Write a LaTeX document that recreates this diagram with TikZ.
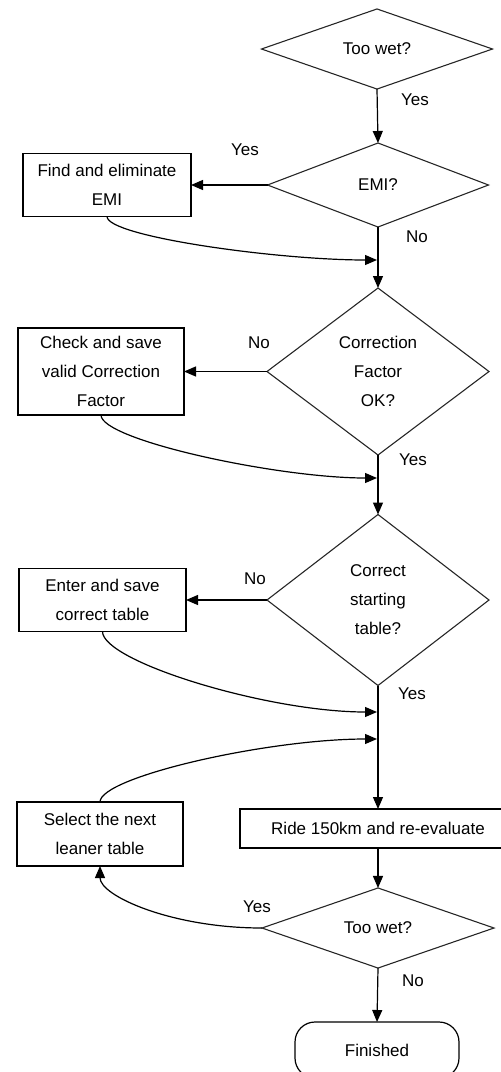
\documentclass[tikz,border=0pt]{standalone}
\usepackage{fontspec}
\setmainfont{Liberation Sans}
\usetikzlibrary{shapes.geometric}
\usetikzlibrary{arrows.meta}
\tikzset{every node/.style={font=\fontsize{17}{29}\selectfont}}
\tikzset{
  dec/.style={draw=black!85,line width=1.1pt,shape=diamond,inner sep=0pt,outer sep=0pt,align=center},
  proc/.style={draw,line width=1.2pt,inner sep=0pt,outer sep=0pt,align=center},
  term/.style={draw,line width=1.2pt,rounded corners=20pt,inner sep=0pt,outer sep=0pt},
  lbl/.style={inner sep=0pt},
  flow/.style={line width=1.2pt,-{Triangle[length=12pt,width=10pt]}},
}

\begin{document}
\begin{tikzpicture}[x=1pt,y=-1pt]
\useasboundingbox (0,0) rectangle (501,1072);
\clip (0,0) rectangle (501,1072);
% main column
\node[dec,minimum width=231pt,minimum height=80pt] (wet1) at (377,49) {Too wet?};
\node[dec,minimum width=221pt,minimum height=84pt] (emi) at (378,185) {EMI?};
\node[dec,minimum width=222pt,minimum height=167pt] (cf) at (378,371.5) {Correction\\Factor\\OK?};
\node[dec,minimum width=222pt,minimum height=171pt] (tab) at (378,600) {Correct\\starting\\table?};
\node[proc,minimum width=276pt,minimum height=39pt] (ride) at (378,828.5) {Ride 150km and re-evaluate};
\node[dec,minimum width=232pt,minimum height=80pt] (wet2) at (378,928) {Too wet?};
\node[term,minimum width=164pt,minimum height=56pt] (fin) at (377,1050) {Finished};
% side boxes
\node[proc,minimum width=168pt,minimum height=63pt] (fixemi) at (107,185) {Find and eliminate\\EMI};
\node[proc,minimum width=166pt,minimum height=87pt] (savecf) at (101,371.5) {Check and save\\valid Correction\\Factor};
\node[proc,minimum width=167pt,minimum height=63pt] (savetab) at (102.5,600) {Enter and save\\correct table};
\node[proc,minimum width=166pt,minimum height=64pt] (lean) at (100,834) {Select the next\\leaner table};
% joins on the main line
\coordinate (j1) at (377,260);
\coordinate (j2) at (377,478);
\coordinate (j3) at (377,712);
\coordinate (j4) at (377,739);
% labels
\node[lbl] (l1) at (415,100) {Yes};
\node[lbl] (l2) at (245,150) {Yes};
\node[lbl] (l3) at (417,237) {No};
\node[lbl] (l4) at (259,343) {No};
\node[lbl] (l5) at (413,460) {Yes};
\node[lbl] (l6) at (255,579) {No};
\node[lbl] (l7) at (412,694) {Yes};
\node[lbl] (l8) at (257,907) {Yes};
\node[lbl] (l9) at (413,981) {No};

\draw[flow] (wet1.south) -- (emi.north);
\draw[flow] (emi.south) -- (cf.north);
\draw[flow] (cf.south) -- (tab.north);
\draw[flow] (tab.south) -- (ride.north);
\draw[flow] (ride.south) -- (wet2.north);
\draw[flow] (wet2.south) -- (fin.north);
\draw[flow] (emi.west) -- (fixemi.east);
\draw[flow] (cf.west) -- (savecf.east);
\draw[flow] (tab.west) -- (savetab.east);
\draw[flow] (fixemi.south) .. controls +(0,20) and +(-100,0) .. (j1);
\draw[flow] (savecf.south) .. controls +(0,25) and +(-100,0) .. (j2);
\draw[flow] (savetab.south) .. controls +(0,30) and +(-110,0) .. (j3);
\draw[flow] (lean.north) .. controls +(0,-25) and +(-110,0) .. (j4);
\draw[flow] (wet2.west) .. controls +(-90,0) and +(0,30) .. (lean.south);
\end{tikzpicture}
\end{document}
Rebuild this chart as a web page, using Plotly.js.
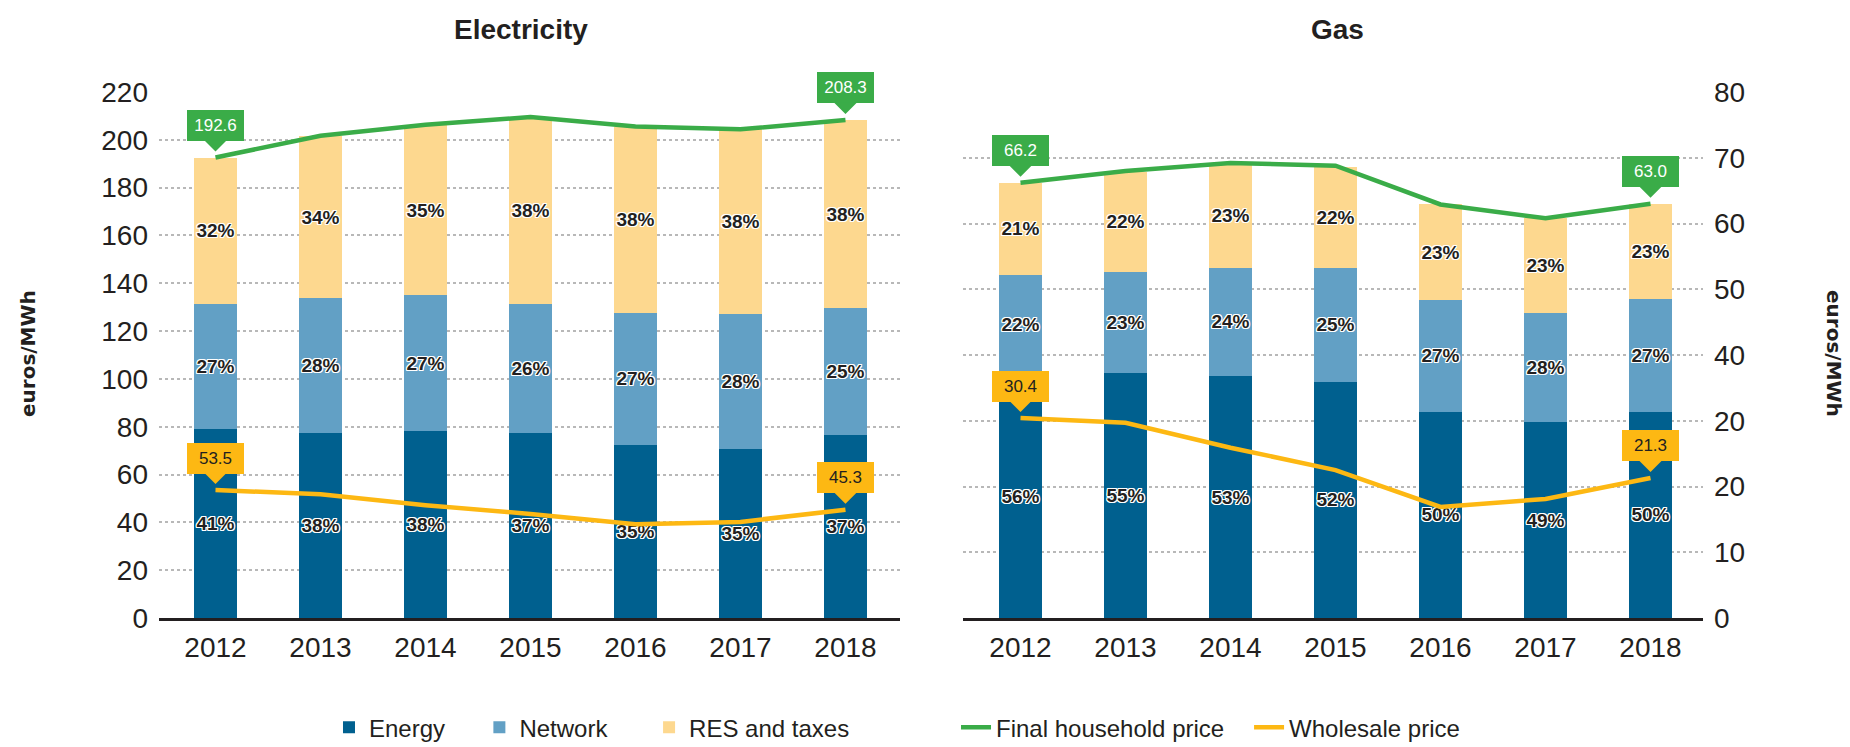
<!DOCTYPE html>
<html>
<head>
<meta charset="utf-8">
<script src="https://cdn.plot.ly/plotly-3.0.1.min.js"></script>
<style>
  html, body { margin: 0; padding: 0; background: #ffffff; }
  #chart { width: 1850px; height: 747px; }
</style>
</head>
<body>
<div id="chart"></div>
<script>
// ---------- data ----------
const years = ['2012', '2013', '2014', '2015', '2016', '2017', '2018'];

const elecEnergy    = [79.0, 77.3, 78.4, 77.3, 72.4, 70.7, 76.6];
const elecNetwork   = [52.3, 56.4, 56.5, 54.0, 55.3, 56.4, 52.9];
const elecRes       = [61.3, 67.8, 71.3, 78.0, 77.7, 77.3, 78.8];
const elecFinal     = [192.6, 201.7, 206.3, 209.5, 205.6, 204.4, 208.3];
const elecWholesale = [53.5, 51.8, 47.2, 43.5, 39.2, 40.2, 45.3];

const elecEnergyPct  = ['41%', '38%', '38%', '37%', '35%', '35%', '37%'];
const elecNetworkPct = ['27%', '28%', '27%', '26%', '27%', '28%', '25%'];
const elecResPct     = ['32%', '34%', '35%', '38%', '38%', '38%', '38%'];

const gasEnergy    = [37.1, 37.2, 36.8, 35.9, 31.4, 29.8, 31.4];
const gasNetwork   = [15.1, 15.5, 16.5, 17.4, 17.0, 16.6, 17.1];
const gasRes       = [14.0, 15.2, 15.8, 15.3, 14.5, 14.5, 14.5];
const gasFinal     = [66.2, 68.0, 69.2, 68.8, 62.9, 60.8, 63.0];
const gasWholesale = [30.4, 29.7, 25.9, 22.5, 16.9, 18.1, 21.3];

const gasEnergyPct  = ['56%', '55%', '53%', '52%', '50%', '49%', '50%'];
const gasNetworkPct = ['22%', '23%', '24%', '25%', '27%', '28%', '27%'];
const gasResPct     = ['21%', '22%', '23%', '22%', '23%', '23%', '23%'];

const elecTickVals = [0, 20, 40, 60, 80, 100, 120, 140, 160, 180, 200, 220];
const gasTickVals  = [0, 10, 20, 30, 40, 50, 60, 70, 80];
const gasTickText  = ['0', '10', '20', '20', '40', '50', '60', '70', '80'];

const seriesNames = ['Energy', 'Network', 'RES and taxes', 'Final household price', 'Wholesale price'];
const panelTitles = ['Electricity', 'Gas'];
const unitLabel = 'euros/MWh';

// ---------- style ----------
const SANS = '"Liberation Sans", Arial, Helvetica, sans-serif';
const C_ENERGY = '#00608f';
const C_NETWORK = '#62a0c5';
const C_RES = '#fdd88f';
const C_FINAL = '#3aac48';
const C_WHOLE = '#fdb813';
const TXT = '#231f20';
const OUTLINE = '-1px -1px 0 #fff, 1px -1px 0 #fff, -1px 1px 0 #fff, 1px 1px 0 #fff, 0 -1px 0 #fff, 0 1px 0 #fff, -1px 0 0 #fff, 1px 0 0 #fff';

function barTrace(name, y, pct, color, xa, ya, show, leg) {
  return {
    type: 'bar', name: name, x: years, y: y, xaxis: xa, yaxis: ya,
    marker: { color: color, line: { width: 0 } },
    text: pct, textposition: 'inside', insidetextanchor: 'middle', textangle: 0,
    constraintext: 'none',
    textfont: { family: SANS, size: 19, weight: 'bold', color: TXT, shadow: OUTLINE },
    legendgroup: name, showlegend: show, legend: leg, hoverinfo: 'x+y+name'
  };
}
function lineTrace(name, y, color, xa, ya, show, leg) {
  return {
    type: 'scatter', mode: 'lines', name: name, x: years, y: y, xaxis: xa, yaxis: ya,
    line: { color: color, width: 4.5 },
    legendgroup: name, showlegend: show, legend: leg, hoverinfo: 'x+y+name'
  };
}

const traces = [
  barTrace(seriesNames[0], elecEnergy, elecEnergyPct, C_ENERGY, 'x', 'y', true, 'legend'),
  barTrace(seriesNames[1], elecNetwork, elecNetworkPct, C_NETWORK, 'x', 'y', true, 'legend2'),
  barTrace(seriesNames[2], elecRes, elecResPct, C_RES, 'x', 'y', true, 'legend3'),
  barTrace(seriesNames[0], gasEnergy, gasEnergyPct, C_ENERGY, 'x2', 'y2', false, 'legend'),
  barTrace(seriesNames[1], gasNetwork, gasNetworkPct, C_NETWORK, 'x2', 'y2', false, 'legend2'),
  barTrace(seriesNames[2], gasRes, gasResPct, C_RES, 'x2', 'y2', false, 'legend3'),
  lineTrace(seriesNames[3], elecFinal, C_FINAL, 'x', 'y', true, 'legend4'),
  lineTrace(seriesNames[4], elecWholesale, C_WHOLE, 'x', 'y', true, 'legend5'),
  lineTrace(seriesNames[3], gasFinal, C_FINAL, 'x2', 'y2', false, 'legend4'),
  lineTrace(seriesNames[4], gasWholesale, C_WHOLE, 'x2', 'y2', false, 'legend5')
];

// callout label above the first / last point of a price line
function callout(xa, ya, xi, values, bg, fg) {
  return {
    xref: xa, yref: ya, x: xi, y: values[xi],
    text: values[xi].toFixed(1),
    showarrow: true, ax: 0, ay: -32,
    arrowhead: 1, arrowsize: 1.5, arrowwidth: 2.5, arrowcolor: bg, standoff: 6,
    bgcolor: bg, borderwidth: 0, borderpad: 1,
    width: 55, height: 29,
    font: { family: SANS, size: 17, color: fg }
  };
}
const last = years.length - 1;

const annotations = [
  callout('x', 'y', 0, elecFinal, C_FINAL, '#ffffff'),
  callout('x', 'y', last, elecFinal, C_FINAL, '#ffffff'),
  callout('x', 'y', 0, elecWholesale, C_WHOLE, TXT),
  callout('x', 'y', last, elecWholesale, C_WHOLE, TXT),
  callout('x2', 'y2', 0, gasFinal, C_FINAL, '#ffffff'),
  callout('x2', 'y2', last, gasFinal, C_FINAL, '#ffffff'),
  callout('x2', 'y2', 0, gasWholesale, C_WHOLE, TXT),
  callout('x2', 'y2', last, gasWholesale, C_WHOLE, TXT),
  { xref: 'paper', yref: 'paper', x: 0.2345, y: 1.118, xanchor: 'center', yanchor: 'middle',
    text: '<b>' + panelTitles[0] + '</b>', showarrow: false,
    font: { family: SANS, size: 28, color: TXT } },
  { xref: 'paper', yref: 'paper', x: 0.763, y: 1.118, xanchor: 'center', yanchor: 'middle',
    text: '<b>' + panelTitles[1] + '</b>', showarrow: false,
    font: { family: SANS, size: 28, color: TXT } },
  { xref: 'paper', yref: 'paper', x: -0.0848, y: 0.502, xanchor: 'center', yanchor: 'middle',
    text: '<b>' + unitLabel + '</b>', showarrow: false, textangle: -90,
    font: { family: '"DejaVu Sans", Arial, sans-serif', size: 20, color: TXT } },
  { xref: 'paper', yref: 'paper', x: 1.0848, y: 0.502, xanchor: 'center', yanchor: 'middle',
    text: '<b>' + unitLabel + '</b>', showarrow: false, textangle: 90,
    font: { family: '"DejaVu Sans", Arial, sans-serif', size: 20, color: TXT } }
];

const tickFont = { family: SANS, size: 28, color: TXT };
const gridStyle = { showgrid: true, gridcolor: '#b8b8b8', gridwidth: 2, griddash: 'dot', zeroline: false };

function legendAt(x) {
  return {
    orientation: 'h', x: x, y: -0.2085, xanchor: 'left', yanchor: 'middle',
    bgcolor: 'rgba(0,0,0,0)', borderwidth: 0,
    font: { family: SANS, size: 24, color: TXT }
  };
}

const layout = {
  width: 1850, height: 747,
  margin: { l: 159, r: 147, t: 92, b: 129, autoexpand: false },
  paper_bgcolor: '#ffffff', plot_bgcolor: '#ffffff',
  barmode: 'stack', bargap: 0.59,
  font: { family: SANS, color: TXT },
  showlegend: true,
  xaxis: {
    domain: [0, 0.4799], anchor: 'y', type: 'category', range: [-0.538, 6.519],
    showline: true, linecolor: TXT, linewidth: 3, ticks: '', showgrid: false, zeroline: false,
    tickfont: tickFont, ticklabelstandoff: 2, fixedrange: true
  },
  yaxis: Object.assign({
    anchor: 'x', range: [0, 220], tickvals: elecTickVals, ticks: '', showline: false,
    tickfont: tickFont, ticklabelstandoff: 10, fixedrange: true
  }, gridStyle),
  xaxis2: {
    domain: [0.5207, 1], anchor: 'y2', type: 'category', range: [-0.548, 6.5],
    showline: true, linecolor: TXT, linewidth: 3, ticks: '', showgrid: false, zeroline: false,
    tickfont: tickFont, ticklabelstandoff: 2, fixedrange: true
  },
  yaxis2: Object.assign({
    anchor: 'x2', side: 'right', range: [0, 80], tickvals: gasTickVals, ticktext: gasTickText,
    ticks: '', showline: false, tickfont: tickFont, ticklabelstandoff: 10, fixedrange: true
  }, gridStyle),
  legend: legendAt(0.1101),
  legend2: legendAt(0.2075),
  legend3: legendAt(0.3174),
  legend4: legendAt(0.5162),
  legend5: legendAt(0.7060),
  annotations: annotations
};

Plotly.newPlot('chart', traces, layout, { displayModeBar: false, staticPlot: true });
</script>
</body>
</html>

___

• PROBLEM DESCRIPTION
Pull every line containing the word "chart" out of the entries above.

• SOLUTION
Rebuild this chart as a web page, using Plotly.js.
  #chart { width: 1850px; height: 747px; }
<div id="chart"></div>
Plotly.newPlot('chart', traces, layout, { displayModeBar: false, staticPlot: true });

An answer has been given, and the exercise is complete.